### Exercise
Include the line containing "import seaborn as sns" and all lines before it, repeated exactly from the listing below, without pictures.

________

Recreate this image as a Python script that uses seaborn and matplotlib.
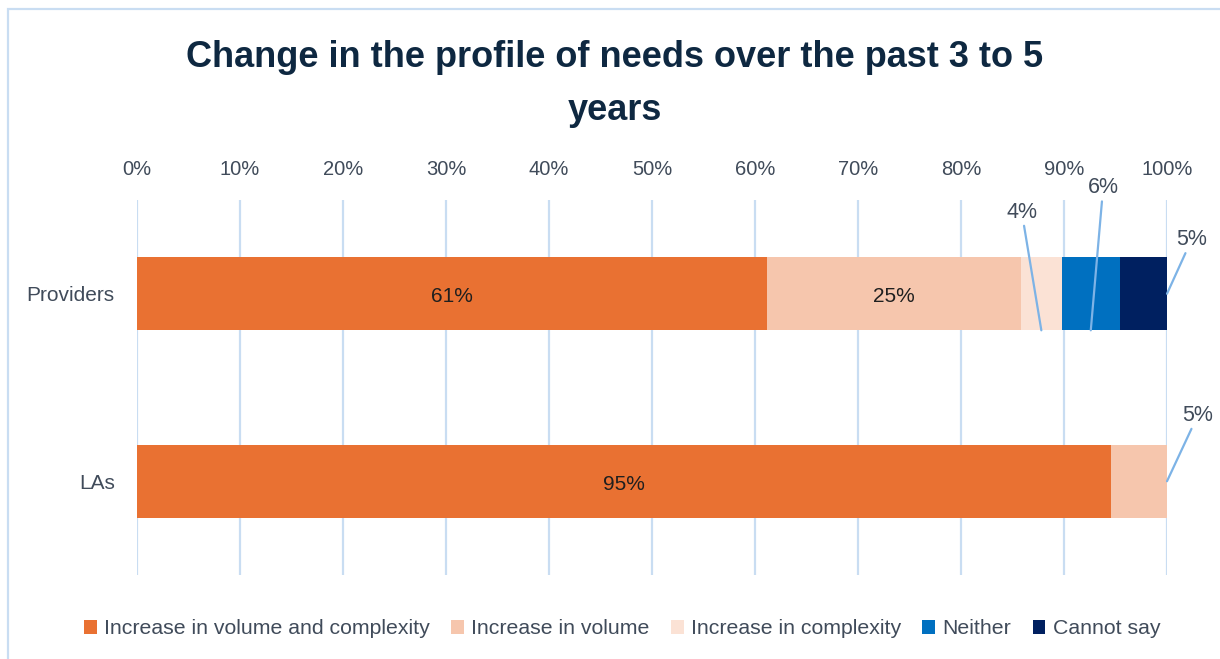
import matplotlib
matplotlib.use("Agg")
import matplotlib.pyplot as plt
from matplotlib.patches import Patch, Rectangle
import numpy as np
import pandas as pd
import seaborn as sns

# Survey results: share of respondents by response category
groups = ["Providers", "LAs"]
categories = ["Increase in volume and complexity", "Increase in volume",
              "Increase in complexity", "Neither", "Cannot say"]
providers = [61.2, 24.6, 4.0, 5.6, 4.6]
las = [94.6, 5.4, 0.0, 0.0, 0.0]
x_ticks = [0, 10, 20, 30, 40, 50, 60, 70, 80, 90, 100]

colors = ["#E97132", "#F6C6AD", "#FBE2D5", "#0070C0", "#002060"]
text_dark = "#404B5A"
grid_col = "#C9DDF2"
leader_col = "#7DB3E6"

sns.set_theme(style="white")
plt.rcParams["font.family"] = ["Liberation Sans", "DejaVu Sans"]

fig = plt.figure(figsize=(12.2, 6.59), dpi=100)
W, H = 1220, 659
ax = fig.add_axes([137 / W, 1 - 575 / H, (1167 - 137) / W, (575 - 200) / H])

df = pd.DataFrame({"group": np.repeat(groups, len(categories)),
                   "category": categories * len(groups),
                   "value": providers + las})
df["cum"] = df.groupby("group")["value"].cumsum()

# Stacked bars: draw cumulative totals from the last segment back to the first
for i in range(len(categories) - 1, -1, -1):
    sub = df[df["category"] == categories[i]]
    sns.barplot(data=sub, x="cum", y="group", order=groups, orient="h",
                color=colors[i], width=0.39, saturation=1, ax=ax,
                linewidth=0, zorder=3)

ax.set_xlim(0, 100)
ax.set_ylim(1.5, -0.5)
ax.set_xticks(x_ticks)
ax.set_xticklabels([f"{t}%" for t in x_ticks])
ax.xaxis.tick_top()
ax.tick_params(axis="x", length=0, pad=15, labelsize=14.5, labelcolor=text_dark)
ax.tick_params(axis="y", length=0, pad=16, labelsize=15, labelcolor=text_dark)
ax.set_xlabel("")
ax.set_ylabel("")
ax.grid(axis="x", color=grid_col, linewidth=1.6, zorder=0)
ax.grid(axis="y", visible=False)
for s in ax.spines.values():
    s.set_visible(False)

# Value labels inside the large segments
bh = 0.39 / 2
for gi, vals in enumerate([providers, las]):
    start = 0.0
    for ci, v in enumerate(vals):
        if v >= 10:
            ax.text(start + v / 2, gi + 0.015, f"{v:.0f}%", ha="center",
                    va="center", fontsize=15, color="#1F1F1F", zorder=5)
        start += v

# Leader-line labels for the narrow segments
def leader(value, xy, xytext):
    ax.annotate(f"{value:.0f}%", xy=xy, xytext=xytext, ha="center",
                va="center", fontsize=15.5, color=text_dark,
                annotation_clip=False, zorder=6,
                arrowprops=dict(arrowstyle="-", color=leader_col, lw=1.6,
                                shrinkA=0, shrinkB=0))

p = providers
leader(p[2], (p[0] + p[1] + p[2] / 2, bh), (85.9, -0.436))
leader(p[3], (p[0] + p[1] + p[2] + p[3] / 2, bh), (93.8, -0.566))
leader(p[4], (100, 0), (102.4, -0.29))
leader(las[1], (100, 1), (103.0, 0.647))

# Title
fig.text(615 / W, 1 - 84 / H,
         "Change in the profile of needs over the past 3 to 5\nyears",
         ha="center", va="center", fontsize=26, fontweight="bold",
         color="#0E2841", linespacing=1.65,
         family=["Liberation Sans Narrow", "Liberation Sans"])

# Legend
handles = [Patch(facecolor=c, edgecolor="none", label=l)
           for c, l in zip(colors, categories)]
fig.legend(handles=handles, loc="center", bbox_to_anchor=(622 / W, 1 - 629 / H),
           ncol=5, frameon=False, fontsize=15.3, labelcolor=text_dark,
           handlelength=0.6, handleheight=0.6, handletextpad=0.35,
           columnspacing=1.0)

# Outer chart frame
fig.add_artist(Rectangle((8 / W, -0.05), 1.2, 1 - 9 / H + 0.05,
                         transform=fig.transFigure, fill=False,
                         edgecolor=grid_col, linewidth=1.6))

fig.savefig("out.png", dpi=100)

________

### Answer below
Recreate this image as a Python script that uses seaborn and matplotlib.
import matplotlib
matplotlib.use("Agg")
import matplotlib.pyplot as plt
from matplotlib.patches import Patch, Rectangle
import numpy as np
import pandas as pd
import seaborn as sns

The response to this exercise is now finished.